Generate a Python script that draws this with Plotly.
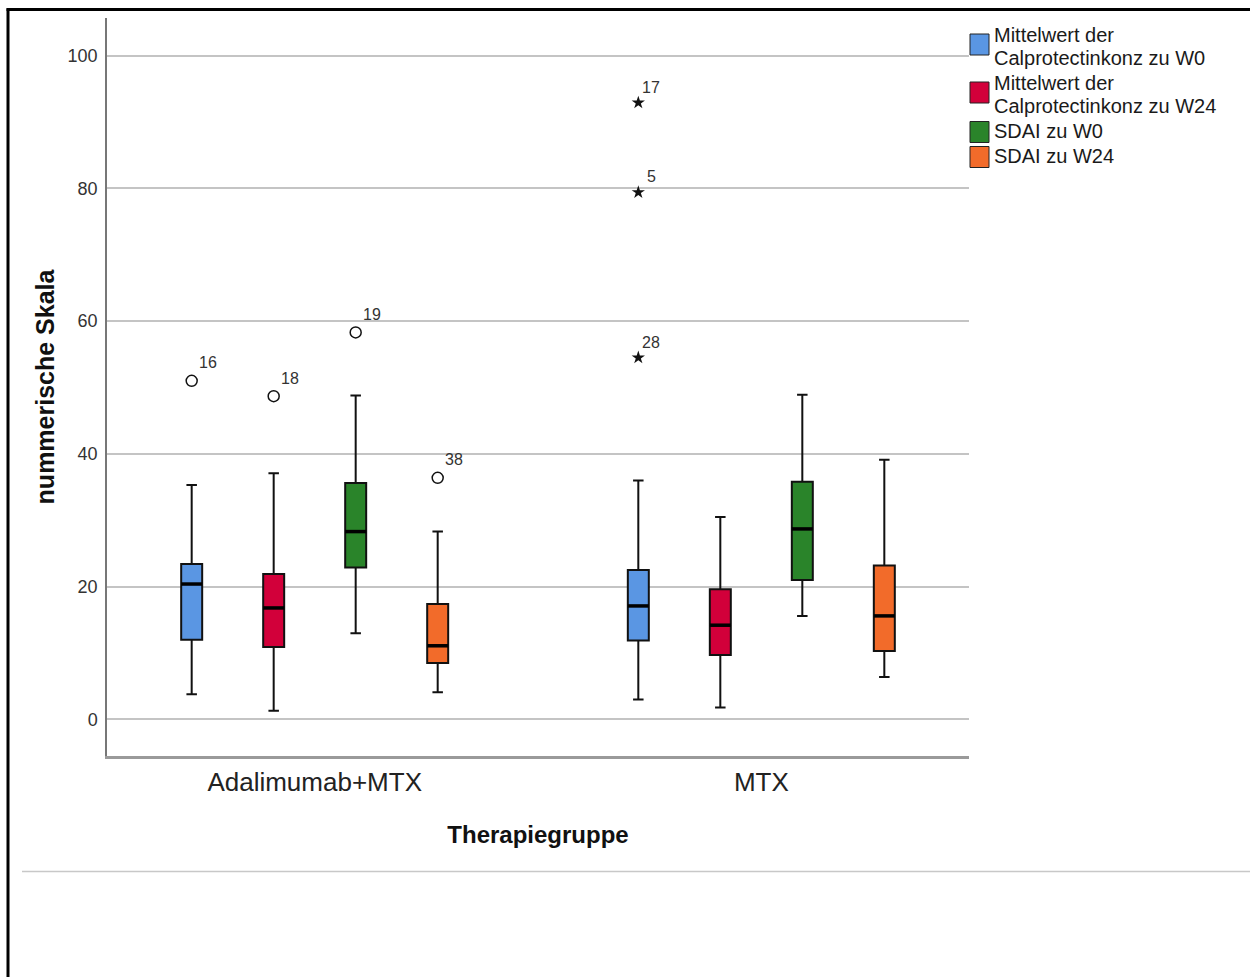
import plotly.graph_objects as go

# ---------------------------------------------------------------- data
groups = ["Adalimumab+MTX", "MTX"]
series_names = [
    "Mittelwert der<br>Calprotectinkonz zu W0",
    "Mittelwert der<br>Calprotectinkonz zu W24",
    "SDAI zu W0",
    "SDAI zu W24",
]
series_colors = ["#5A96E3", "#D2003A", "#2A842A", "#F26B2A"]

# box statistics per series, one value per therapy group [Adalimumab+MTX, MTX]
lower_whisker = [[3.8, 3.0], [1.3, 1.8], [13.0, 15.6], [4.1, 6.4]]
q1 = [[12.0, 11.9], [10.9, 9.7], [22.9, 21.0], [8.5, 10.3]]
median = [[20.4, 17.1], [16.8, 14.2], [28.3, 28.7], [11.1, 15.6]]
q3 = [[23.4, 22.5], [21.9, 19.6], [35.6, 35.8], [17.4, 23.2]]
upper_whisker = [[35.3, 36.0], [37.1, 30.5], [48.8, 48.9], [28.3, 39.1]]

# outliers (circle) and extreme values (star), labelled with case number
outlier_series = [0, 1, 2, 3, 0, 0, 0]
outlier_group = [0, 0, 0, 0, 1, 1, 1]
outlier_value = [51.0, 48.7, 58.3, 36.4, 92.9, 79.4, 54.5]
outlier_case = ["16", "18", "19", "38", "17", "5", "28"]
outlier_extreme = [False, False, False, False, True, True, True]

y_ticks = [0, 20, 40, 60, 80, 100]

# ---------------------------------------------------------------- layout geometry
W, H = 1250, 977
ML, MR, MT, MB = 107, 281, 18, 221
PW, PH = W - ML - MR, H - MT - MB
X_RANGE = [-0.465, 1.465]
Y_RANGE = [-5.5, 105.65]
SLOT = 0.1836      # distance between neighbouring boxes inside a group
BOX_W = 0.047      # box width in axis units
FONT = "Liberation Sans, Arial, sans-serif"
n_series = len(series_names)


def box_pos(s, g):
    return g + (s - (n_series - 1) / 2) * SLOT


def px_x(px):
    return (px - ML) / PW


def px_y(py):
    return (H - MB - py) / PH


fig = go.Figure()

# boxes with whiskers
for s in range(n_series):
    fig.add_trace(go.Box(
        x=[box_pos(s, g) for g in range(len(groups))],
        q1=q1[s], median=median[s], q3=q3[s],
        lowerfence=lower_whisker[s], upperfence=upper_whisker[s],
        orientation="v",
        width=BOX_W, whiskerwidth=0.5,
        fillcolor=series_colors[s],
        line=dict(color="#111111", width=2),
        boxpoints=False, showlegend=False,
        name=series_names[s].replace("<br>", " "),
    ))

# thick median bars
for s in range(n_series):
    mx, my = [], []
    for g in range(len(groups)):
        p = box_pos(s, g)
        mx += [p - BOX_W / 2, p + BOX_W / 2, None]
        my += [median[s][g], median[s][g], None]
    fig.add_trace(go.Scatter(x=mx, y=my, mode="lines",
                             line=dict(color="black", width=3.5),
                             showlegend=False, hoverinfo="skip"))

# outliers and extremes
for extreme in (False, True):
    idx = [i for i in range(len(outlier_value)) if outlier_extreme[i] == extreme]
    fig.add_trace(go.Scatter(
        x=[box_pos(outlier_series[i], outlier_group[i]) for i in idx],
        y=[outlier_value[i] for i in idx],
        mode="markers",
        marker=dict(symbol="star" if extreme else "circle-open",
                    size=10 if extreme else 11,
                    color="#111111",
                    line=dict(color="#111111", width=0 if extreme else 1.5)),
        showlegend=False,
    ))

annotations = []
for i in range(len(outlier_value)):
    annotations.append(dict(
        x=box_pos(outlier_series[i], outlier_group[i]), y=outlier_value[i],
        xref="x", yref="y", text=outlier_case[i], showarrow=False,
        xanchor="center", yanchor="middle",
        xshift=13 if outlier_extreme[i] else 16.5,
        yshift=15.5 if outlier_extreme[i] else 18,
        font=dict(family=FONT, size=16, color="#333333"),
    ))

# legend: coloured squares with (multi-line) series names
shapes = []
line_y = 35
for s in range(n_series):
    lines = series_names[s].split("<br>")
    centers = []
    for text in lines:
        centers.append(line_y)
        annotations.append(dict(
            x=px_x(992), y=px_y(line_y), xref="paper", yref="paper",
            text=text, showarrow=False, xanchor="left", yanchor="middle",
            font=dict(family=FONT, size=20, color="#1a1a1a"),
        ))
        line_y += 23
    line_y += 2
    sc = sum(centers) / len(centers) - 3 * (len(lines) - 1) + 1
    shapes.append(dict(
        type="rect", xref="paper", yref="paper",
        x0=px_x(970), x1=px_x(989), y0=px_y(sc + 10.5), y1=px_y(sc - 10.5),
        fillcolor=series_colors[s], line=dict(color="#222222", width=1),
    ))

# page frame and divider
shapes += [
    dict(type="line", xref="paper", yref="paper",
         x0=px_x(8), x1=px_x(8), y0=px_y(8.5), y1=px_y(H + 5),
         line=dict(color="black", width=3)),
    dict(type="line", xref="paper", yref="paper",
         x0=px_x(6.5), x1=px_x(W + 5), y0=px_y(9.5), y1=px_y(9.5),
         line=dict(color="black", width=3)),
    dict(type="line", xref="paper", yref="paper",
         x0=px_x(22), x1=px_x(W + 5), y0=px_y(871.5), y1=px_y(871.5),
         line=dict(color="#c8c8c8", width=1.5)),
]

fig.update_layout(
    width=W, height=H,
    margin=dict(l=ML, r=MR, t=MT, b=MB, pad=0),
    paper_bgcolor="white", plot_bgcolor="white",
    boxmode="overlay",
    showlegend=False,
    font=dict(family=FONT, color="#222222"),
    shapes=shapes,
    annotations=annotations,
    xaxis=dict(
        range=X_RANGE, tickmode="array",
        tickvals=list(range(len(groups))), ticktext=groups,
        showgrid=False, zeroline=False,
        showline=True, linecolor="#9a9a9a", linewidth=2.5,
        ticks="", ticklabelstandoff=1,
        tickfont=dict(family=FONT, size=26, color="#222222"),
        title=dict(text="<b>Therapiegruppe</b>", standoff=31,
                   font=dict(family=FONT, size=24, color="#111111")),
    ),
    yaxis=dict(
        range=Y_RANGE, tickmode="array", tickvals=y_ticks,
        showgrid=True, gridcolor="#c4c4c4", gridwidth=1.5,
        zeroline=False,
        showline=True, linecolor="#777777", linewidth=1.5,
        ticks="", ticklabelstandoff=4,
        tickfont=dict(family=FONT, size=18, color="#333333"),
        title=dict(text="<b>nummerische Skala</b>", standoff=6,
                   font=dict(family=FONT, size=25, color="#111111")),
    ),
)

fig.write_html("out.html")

....

▶ Task requirements
Without the pictures, return the listing above from its first line through the line that has "import plotly.graph_objects as go".

▶ Solution to this problem
Generate a Python script that draws this with Plotly.
import plotly.graph_objects as go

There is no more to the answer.